**GIVEN PROBLEM:**
Carry none of the pictures over; set down the material below exactly.
* start RECORD EXCERPTS *
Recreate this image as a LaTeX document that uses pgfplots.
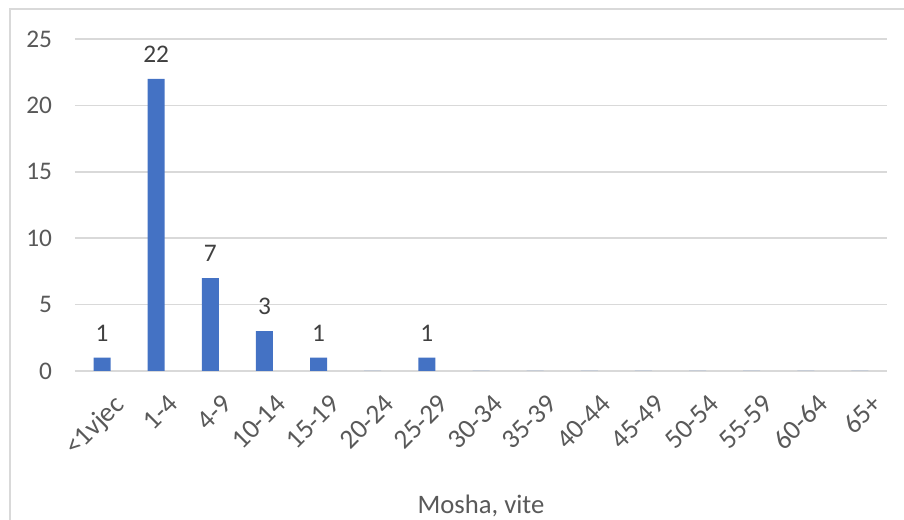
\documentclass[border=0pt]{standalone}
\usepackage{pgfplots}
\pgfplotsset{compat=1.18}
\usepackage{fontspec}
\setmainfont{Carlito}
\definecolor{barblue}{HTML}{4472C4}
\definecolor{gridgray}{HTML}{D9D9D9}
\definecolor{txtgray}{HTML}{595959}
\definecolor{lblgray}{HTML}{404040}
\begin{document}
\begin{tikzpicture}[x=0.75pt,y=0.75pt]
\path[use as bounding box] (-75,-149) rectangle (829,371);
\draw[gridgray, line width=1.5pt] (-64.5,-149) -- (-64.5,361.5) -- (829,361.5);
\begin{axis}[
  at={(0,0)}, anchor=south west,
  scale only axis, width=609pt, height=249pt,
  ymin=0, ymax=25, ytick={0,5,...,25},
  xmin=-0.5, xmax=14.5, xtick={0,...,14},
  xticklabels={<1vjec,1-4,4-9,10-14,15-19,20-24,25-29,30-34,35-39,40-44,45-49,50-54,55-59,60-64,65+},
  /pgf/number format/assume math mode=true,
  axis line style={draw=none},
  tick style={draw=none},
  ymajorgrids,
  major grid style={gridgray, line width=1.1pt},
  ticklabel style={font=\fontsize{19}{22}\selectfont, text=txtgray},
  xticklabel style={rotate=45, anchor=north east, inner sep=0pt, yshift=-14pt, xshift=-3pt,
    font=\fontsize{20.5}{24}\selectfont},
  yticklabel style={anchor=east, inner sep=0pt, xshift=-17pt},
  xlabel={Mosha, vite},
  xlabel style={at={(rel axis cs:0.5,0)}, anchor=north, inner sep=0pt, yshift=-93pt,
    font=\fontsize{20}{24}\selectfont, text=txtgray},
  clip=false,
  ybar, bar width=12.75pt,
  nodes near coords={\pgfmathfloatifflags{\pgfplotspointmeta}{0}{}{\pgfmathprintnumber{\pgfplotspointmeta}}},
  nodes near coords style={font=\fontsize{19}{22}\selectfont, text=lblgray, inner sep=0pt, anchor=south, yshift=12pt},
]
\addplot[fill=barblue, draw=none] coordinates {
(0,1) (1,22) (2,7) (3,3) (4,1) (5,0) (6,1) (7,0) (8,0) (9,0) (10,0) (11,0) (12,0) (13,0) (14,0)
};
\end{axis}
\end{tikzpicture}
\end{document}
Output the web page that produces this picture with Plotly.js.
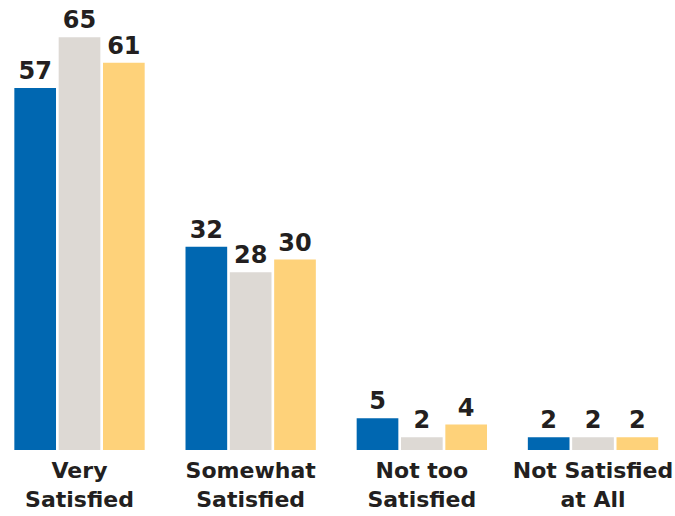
* end RECORD EXCERPTS *
**FINAL RESULT:**
Recreate this image as a LaTeX document that uses pgfplots.
\documentclass[border=0pt]{standalone}
\usepackage{pgfplots}
\pgfplotsset{compat=1.18}
\usepackage{fontspec}
\setmainfont{Carlito}
\definecolor{barblue}{HTML}{4472C4}
\definecolor{gridgray}{HTML}{D9D9D9}
\definecolor{txtgray}{HTML}{595959}
\definecolor{lblgray}{HTML}{404040}
\begin{document}
\begin{tikzpicture}[x=0.75pt,y=0.75pt]
\path[use as bounding box] (-75,-149) rectangle (829,371);
\draw[gridgray, line width=1.5pt] (-64.5,-149) -- (-64.5,361.5) -- (829,361.5);
\begin{axis}[
  at={(0,0)}, anchor=south west,
  scale only axis, width=609pt, height=249pt,
  ymin=0, ymax=25, ytick={0,5,...,25},
  xmin=-0.5, xmax=14.5, xtick={0,...,14},
  xticklabels={<1vjec,1-4,4-9,10-14,15-19,20-24,25-29,30-34,35-39,40-44,45-49,50-54,55-59,60-64,65+},
  /pgf/number format/assume math mode=true,
  axis line style={draw=none},
  tick style={draw=none},
  ymajorgrids,
  major grid style={gridgray, line width=1.1pt},
  ticklabel style={font=\fontsize{19}{22}\selectfont, text=txtgray},
  xticklabel style={rotate=45, anchor=north east, inner sep=0pt, yshift=-14pt, xshift=-3pt,
    font=\fontsize{20.5}{24}\selectfont},
  yticklabel style={anchor=east, inner sep=0pt, xshift=-17pt},
  xlabel={Mosha, vite},
  xlabel style={at={(rel axis cs:0.5,0)}, anchor=north, inner sep=0pt, yshift=-93pt,
    font=\fontsize{20}{24}\selectfont, text=txtgray},
  clip=false,
  ybar, bar width=12.75pt,
  nodes near coords={\pgfmathfloatifflags{\pgfplotspointmeta}{0}{}{\pgfmathprintnumber{\pgfplotspointmeta}}},
  nodes near coords style={font=\fontsize{19}{22}\selectfont, text=lblgray, inner sep=0pt, anchor=south, yshift=12pt},
]
\addplot[fill=barblue, draw=none] coordinates {
(0,1) (1,22) (2,7) (3,3) (4,1) (5,0) (6,1) (7,0) (8,0) (9,0) (10,0) (11,0) (12,0) (13,0) (14,0)
};
\end{axis}
\end{tikzpicture}
\end{document}
Output the web page that produces this picture with Plotly.js.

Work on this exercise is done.